In the ninth inning, Fox brought in his third lefty of the day, veteran Steve Hamilton. Robertson capped off his hitting spree by driving a Hamilton offering over the center field fence. Only one previous player had hit three home runs in a postseason game: Babe Ruth, who had done it in the 1926 and 1928 World Series.
Mays chipped in a two-run homer off Miller in the top of the ninth, but its impact was cosmetic. Giusti recorded the final three outs to close out the series-deadlocking 9-4 win.
OBSERVATIONS:
Tony Bennett left his heart in San Francisco and Bob Robertson, the Pirates' swinging redhead, broke the hearts of San Francisco fans yesterday at Candlestick Park. Robby crashed three home runs and a double, for five RBIs, to lead the Pirates to a 9-4 victory over the Giants before 42,562 fans, many of whom felt the Giants were prepared to sweep the Bucs in the horror chamber known as Candlestick Park.
- Charley Feeney, Pittsburgh Post-Gazette
Clemente jumped up, pounded his glove. "We chase jinx today and go to Pittsburgh and win next two in a row. Wait and see."
The Great Roberto, who is Bobby to his close friends, was right. With a couple of assists, one from the late, redoubtable Hoak and the second from another Bobby—Robertson, the Bucs blasted the San Francisco Giants and the Candlestick Park jinx to win the second game of the National League division playoffs by a score of 9-4.Clemente ripped three singles, one in the important four-run seventh inning rally while husky Bobby Robertson walloped three long homers and a double while driving in five runs.
- Al Abrams, Pittsburgh Post-Gazette
A victory for the Giants yesterday would have put them in a commanding lead in this best-of-five series, but now the club has to win at least two of three in Pittsburgh.
The advantage is with the Giants in tomorrow's tilt because it will probably match Juan Marichal against Nelson Briles.
And manager Charlie Fox will probably come back with Perry on Wednesday, hoping that the pair can again rack up back-to-back victories to win it.

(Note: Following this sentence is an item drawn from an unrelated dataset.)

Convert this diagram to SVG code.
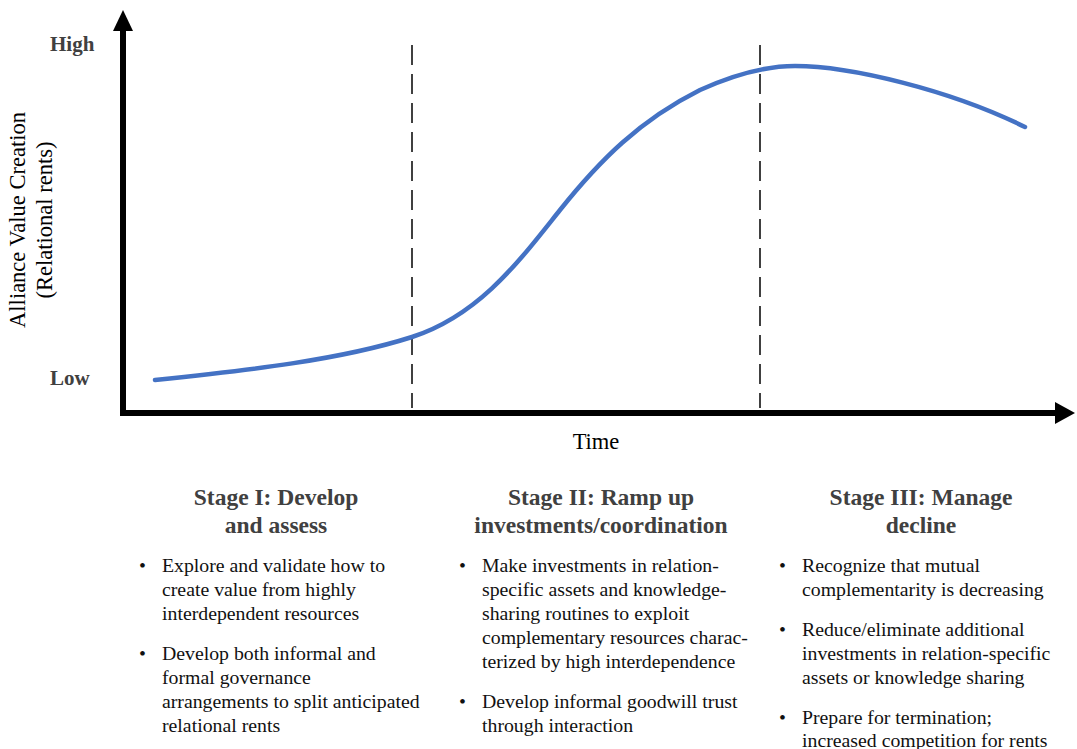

But should the Giants win just one of those two tilts, they could be in trouble. The action yesterday proved that after Marichal and Perry, the Giants pitching staff is not exactly of top notch caliber.
And the Pirates are not blessed with baseball's finest pitching staff. If this one goes five games, the finale could be a 20-19 contest.
- Darell Phillips, Modesto Bee
POSTSCRIPT: Briles went to the bullpen to warm up before Game Three, but discovered that his injured right leg impaired his regular throwing motion. Murtaugh turned to Bob Johnson, who had contributed an undistinguished season after coming from Kansas City in the Freddie Patek trade during the previous winter. Johnson, however, held steadfast against Marichal, finishing with eight innings of five-hit ball. San Francisco's only tally came in the sixth inning, when Richie Hebner threw Fuentes' bunt into right field and Henderson scored from first.
Marichal proved stingy as usual, but Robertson continued his power-hitting ways, lining an outside fastball over the 410-foot sign in center field in the second inning for this fourth home run in two days and third in three at-bats. With two outs in the bottom of the eighth, Hebner atoned for his error by sneaking a 1-2 screwball just over the fence in right field for a go-ahead homer. Giusti retired the Giants in order in the ninth, and the Pirates moved within one win of the World Series with the 2-1 win.